The practical considerations for the parties, and, in particular, the arbitral tribunal, in a construction arbitration, or any international commercial arbitration, involving expert evidence are:
• Identification of the issues.
• Procedures for developing the particular questions of the experts, carrying out any tests, visiting the site, and analysing test results.
• Joint meetings of experts (who should attend?).
• The need for a written joint expert report of areas of agreement and disagreement (together with brief reasons for any disagreement).
• Whether to report only on areas of disagreement and by issue.
• The potential for witness conferencing at hearing.
If the tribunal is to manage the arbitration efficiently, and write an award that addresses each of the issues that are properly in dispute between the parties then, a focused schedule of issues must be produced. Procedures may need to be developed so that the experts' questions can be raised, and tests, site visits, and test results analysis can be carried out.
A procedure and timetable for developing the questions between the parties, which must then be addressed by the experts, is very useful.
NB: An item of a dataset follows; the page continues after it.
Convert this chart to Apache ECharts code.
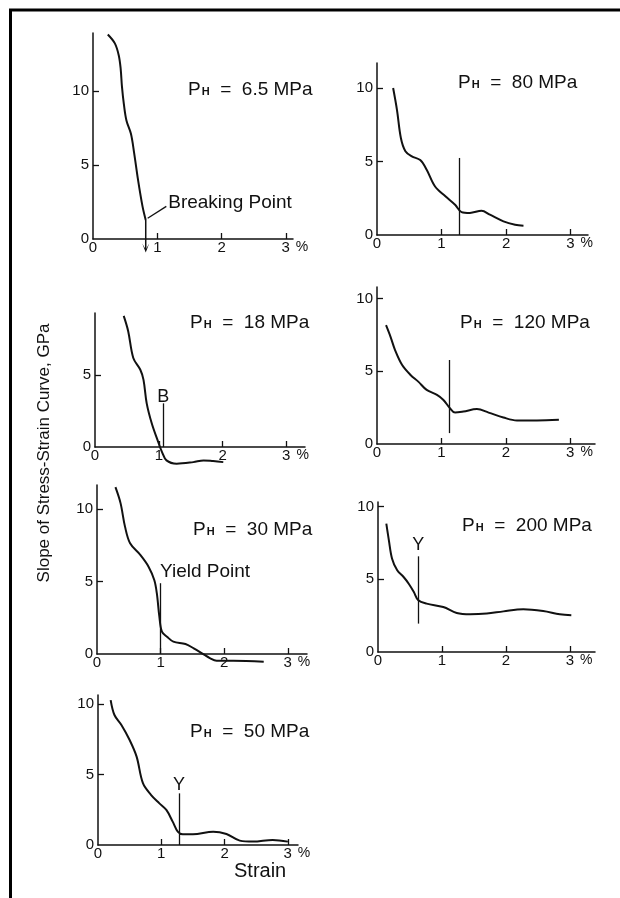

Requiring the experts to meet and discuss each issue can save time and money. The experts can discuss all of the issues and work out where they agree and disagree. The need to identify the reasons for disagreement will focus their minds, and will provide the basis for a focused expert report and for cross-examination.
Once the experts have met, they should work at producing a written table dealing with all of the issues. It should set out the areas of agreement and disagreement. Reasons for disagreement should also be briefly set out. A report from each expert need only deal then with the areas of disagreement issue by issue. The reports can be compared by the tribunal. From this an agenda for the hearing can be established.